GHERARDO del Ciriagio
Nacque a Firenze tra il 1412 e il 1413 da Giovanni. Fu tintore di panni di seta e compare due volte nell'elenco dei notai della Signoria fiorentina: nel 1457 (con la dizione "Gherardus Iohannis Ariagi" e "Gherardus di Giovanni del Ciriegia") e nel 1464; egli comunque si definisce "notarius" sin dal 1447. Nel 1451, denunciando i suoi beni, dichiara di non praticare il commercio e di non essere dipendente in nessuna bottega; ammette di avere svolto attività di amanuense e di averne ricavato esigui guadagni, ma afferma anche di essere costretto a rinunciarvi a causa di alcuni disturbi alla vista; in realtà i problemi di salute non impedirono a G. di continuare a produrre manoscritti fin quasi alla fine della sua vita.
G. morì a Firenze nel settembre del 1472 e fu sepolto a S. Croce.
Esemplati in una scrittura umanistica elegante, estremamente regolare, "caratterizzata da un moderato chiaroscuro e dall'andamento dritto delle aste" (Petrucci), i codici sottoscritti da G. (che spesso latinizza il suo nome in "Gherardus Cerasius") fino a oggi inventariati sono trentasette, datati tra il marzo 1447 e il giugno 1472 e tutti di gran pregio; altri otto, privi di colophon o di sottoscrizione, presentano un ductus molto somigliante a quello di G. e potrebbero essergli attribuiti con ragionevoli motivazioni (per la descrizione, la collocazione e l'elenco completo dei manoscritti di G. si veda Ullman, 1960 e 1965, cui vanno aggiunte le integrazioni di De la Mare, 1985).
G. trascrisse prevalentemente opere di autori latini (Terenzio, Cicerone, Sallustio, Livio, Virgilio, Seneca, Giovenale, Persio tra i più frequenti); la sua produzione comprende inoltre diversi classici greci in traduzione latina (Platone, Plutarco e Senofonte tradotti da Leonardo Bruni; Diodoro Siculo tradotto da Poggio Bracciolini), alcuni testi di umanisti (Bracciolini, Manetti, Bruni) e, uniche presenze di letteratura in volgare, tre esemplari dei Trionfi di Petrarca.
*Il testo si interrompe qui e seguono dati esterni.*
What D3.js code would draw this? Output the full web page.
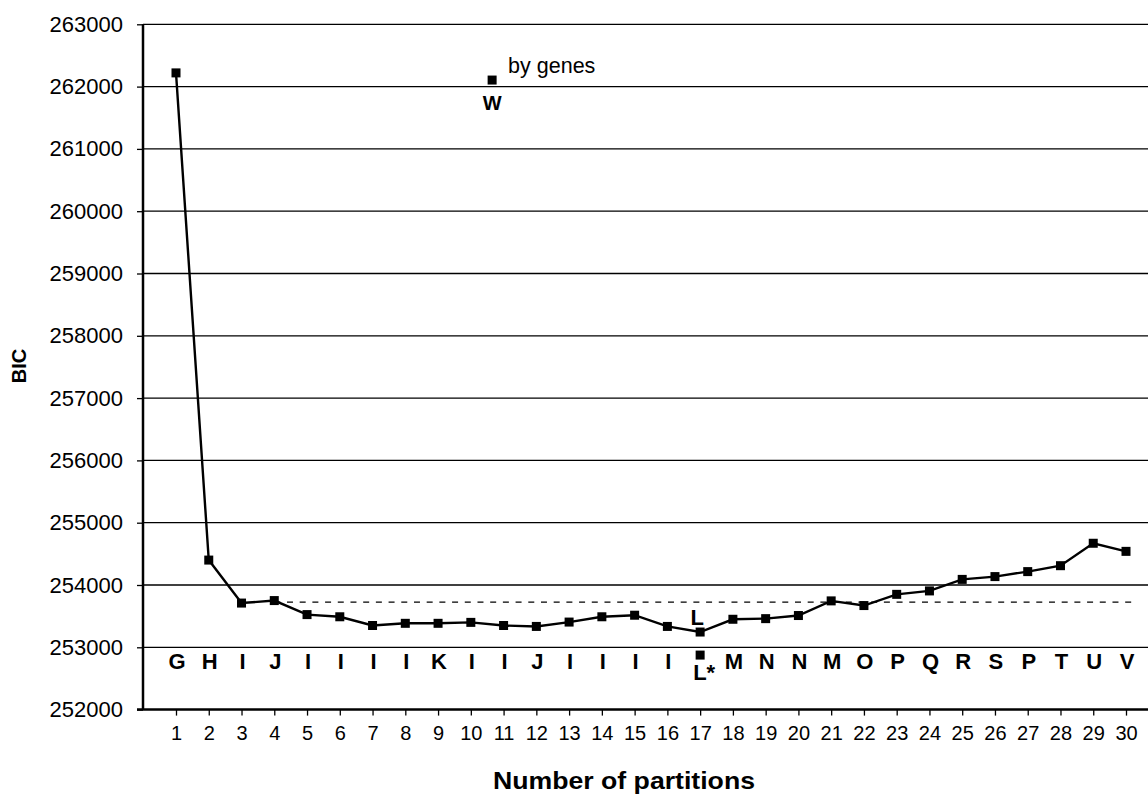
<!DOCTYPE html>
<html>
<head>
<meta charset="utf-8">
<script src="https://cdn.jsdelivr.net/npm/d3@7"></script>
<style>
  body { margin: 0; background: #fff; }
  svg { display: block; font-family: "Liberation Sans", Arial, Helvetica, sans-serif; }
</style>
</head>
<body>
<svg id="chart" width="1148" height="795"></svg>
<script>
// partitions on the x axis
var partitions = [1,2,3,4,5,6,7,8,9,10,11,12,13,14,15,16,17,18,19,20,21,22,23,24,25,26,27,28,29,30];
// BIC for each number of partitions
var bicValues = [262220, 254400, 253710, 253750, 253525, 253490, 253350, 253385, 253385, 253400,
                 253350, 253335, 253405, 253490, 253515, 253335, 253245, 253450, 253460, 253510,
                 253745, 253670, 253850, 253905, 254090, 254135, 254215, 254310, 254670, 254540];
// scheme letter under each point
var schemeLabels = ["G","H","I","J","I","I","I","I","K","I","I","J","I","I","I","I","","M","N","N",
                    "M","O","P","Q","R","S","P","T","U","V"];
var yTicks = [252000,253000,254000,255000,256000,257000,258000,259000,260000,261000,262000,263000];

// single points outside the series
var byGenes = { x: 10.65, value: 262105, label: "W", note: "by genes" };
var lStar = { x: 17, value: 252875, label: "L*" };
// dashed reference level
var refLevel = { value: 253725, from: 4, to: 30.2 };

var svg = d3.select("#chart"),
    width = +svg.attr("width"),
    height = +svg.attr("height");

var axisX0 = 143, axisY0 = 709.6;

var x = d3.scaleLinear().domain([1, 30]).range([176, 1126]);
var y = d3.scaleLinear().domain([252000, 263000]).range([709.6, 24.3]);

// gridlines
svg.append("g")
  .selectAll("line")
  .data(yTicks.slice(1))
  .enter().append("line")
    .attr("x1", axisX0).attr("x2", width)
    .attr("y1", function(d) { return y(d); })
    .attr("y2", function(d) { return y(d); })
    .attr("stroke", "#000")
    .attr("stroke-width", 1.3);

// y axis
var yAxis = svg.append("g")
  .attr("transform", "translate(" + axisX0 + ",0)")
  .call(d3.axisLeft(y).tickValues(yTicks).tickSize(6).tickPadding(14).tickFormat(d3.format("d")));
yAxis.select(".domain").attr("stroke-width", 2.5).attr("d", "M0," + y(263000) + "V" + axisY0);
yAxis.selectAll(".tick line").attr("stroke-width", 1.3);
yAxis.selectAll("text")
  .attr("font-size", 22)
  .attr("font-family", "Liberation Sans, Arial, sans-serif")
  .attr("fill", "#000");

// x axis
var xAxis = svg.append("g")
  .attr("transform", "translate(0," + axisY0 + ")")
  .call(d3.axisBottom(x).tickValues(partitions).tickSize(6).tickPadding(10).tickFormat(d3.format("d")));
xAxis.select(".domain").attr("stroke-width", 2.5).attr("d", "M" + (axisX0 - 6) + ",0H" + width);
xAxis.selectAll(".tick line").attr("stroke-width", 1.3);
xAxis.selectAll("text")
  .attr("font-size", 20)
  .attr("font-family", "Liberation Sans, Arial, sans-serif")
  .attr("fill", "#000");

// dashed reference line
svg.append("line")
  .attr("x1", x(refLevel.from)).attr("x2", x(refLevel.to))
  .attr("y1", y(refLevel.value)).attr("y2", y(refLevel.value))
  .attr("stroke", "#000")
  .attr("stroke-width", 1.3)
  .attr("stroke-dasharray", "6,6.7");

// BIC line
var line = d3.line()
  .x(function(d, i) { return x(partitions[i]); })
  .y(function(d) { return y(d); });

svg.append("path")
  .datum(bicValues)
  .attr("fill", "none")
  .attr("stroke", "#000")
  .attr("stroke-width", 2.4)
  .attr("d", line);

var m = 9; // marker size
svg.append("g")
  .selectAll("rect")
  .data(bicValues)
  .enter().append("rect")
    .attr("x", function(d, i) { return x(partitions[i]) - m / 2; })
    .attr("y", function(d) { return y(d) - m / 2; })
    .attr("width", m).attr("height", m)
    .attr("fill", "#000");

[byGenes, lStar].forEach(function(p) {
  svg.append("rect")
    .attr("x", x(p.x) - m / 2).attr("y", y(p.value) - m / 2)
    .attr("width", m).attr("height", m)
    .attr("fill", "#000");
});

// scheme letters
svg.append("g")
  .selectAll("text")
  .data(schemeLabels)
  .enter().append("text")
    .attr("x", function(d, i) { return x(partitions[i]) + 1; })
    .attr("y", 669)
    .attr("text-anchor", "middle")
    .attr("font-size", 22)
    .attr("font-weight", "bold")
    .text(function(d) { return d; });

// L above the minimum
svg.append("text")
  .attr("x", x(17) - 3).attr("y", 625)
  .attr("text-anchor", "middle")
  .attr("font-size", 22).attr("font-weight", "bold")
  .text("L");

svg.append("text")
  .attr("x", x(lStar.x) - 7).attr("y", 680)
  .attr("font-size", 22).attr("font-weight", "bold")
  .text(lStar.label);

svg.append("text")
  .attr("x", x(byGenes.x)).attr("y", 110)
  .attr("text-anchor", "middle")
  .attr("font-size", 20).attr("font-weight", "bold")
  .text(byGenes.label);

svg.append("text")
  .attr("x", x(byGenes.x) + 16).attr("y", 73)
  .attr("font-size", 21.5)
  .text(byGenes.note);

// axis titles
svg.append("text")
  .attr("transform", "translate(26,366) rotate(-90)")
  .attr("text-anchor", "middle")
  .attr("font-size", 20).attr("font-weight", "bold")
  .text("BIC");

svg.append("text")
  .attr("x", 624).attr("y", 789)
  .attr("text-anchor", "middle")
  .attr("font-size", 24).attr("font-weight", "bold")
  .attr("textLength", 262).attr("lengthAdjust", "spacingAndGlyphs")
  .text("Number of partitions");
</script>
</body>
</html>
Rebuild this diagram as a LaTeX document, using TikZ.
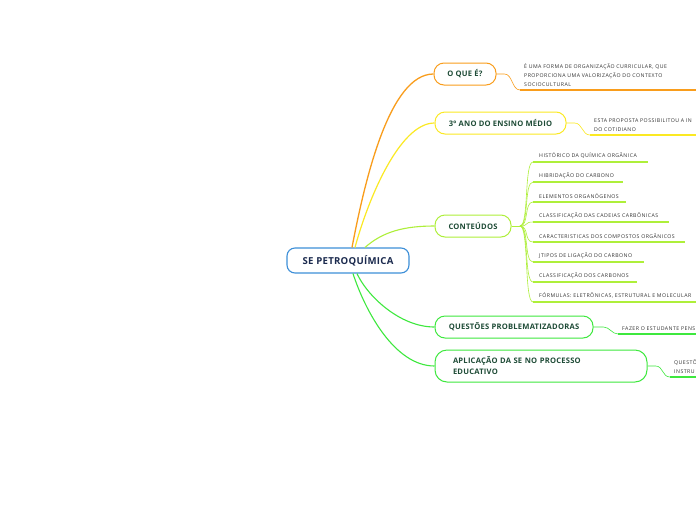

Una buona parte di questi codici fu allestita su commissione di esponenti della famiglia de' Medici, e una decina circa espressamente per Giovanni, figlio di Cosimo. L'assiduità di questo rapporto di lavoro - unitamente alle esplicite indicazioni del luogo di produzione poste nelle sottoscrizioni di numerosi manoscritti - farebbe presupporre che G. abbia svolto la sua attività esclusivamente a Firenze; va tuttavia segnalato che tali indicazioni compaiono solo a partire dal 1455, e che non tutti i codici successivi a quella data le contengono.
G. collaborò anche con Vespasiano da Bisticci, che nel 1472 gli commissionò due manoscritti (un Cornelio Nepote per Alfonso d'Aragona, duca di Calabria, e alcuni dialoghi di Platone, tradotti in latino da Leonardo Bruni, per Federico da Montefeltro) e che, occasionalmente, lo impiegò come calligrafo nel vergare rubriche e titoli di codici trascritti da altri copisti; è probabile la mediazione di Vespasiano anche nella preparazione di un codice che G. copiò per Humphrey duca di Gloucester, bibliofilo e mecenate inglese in contatto con gli ambienti dell'umanesimo fiorentino.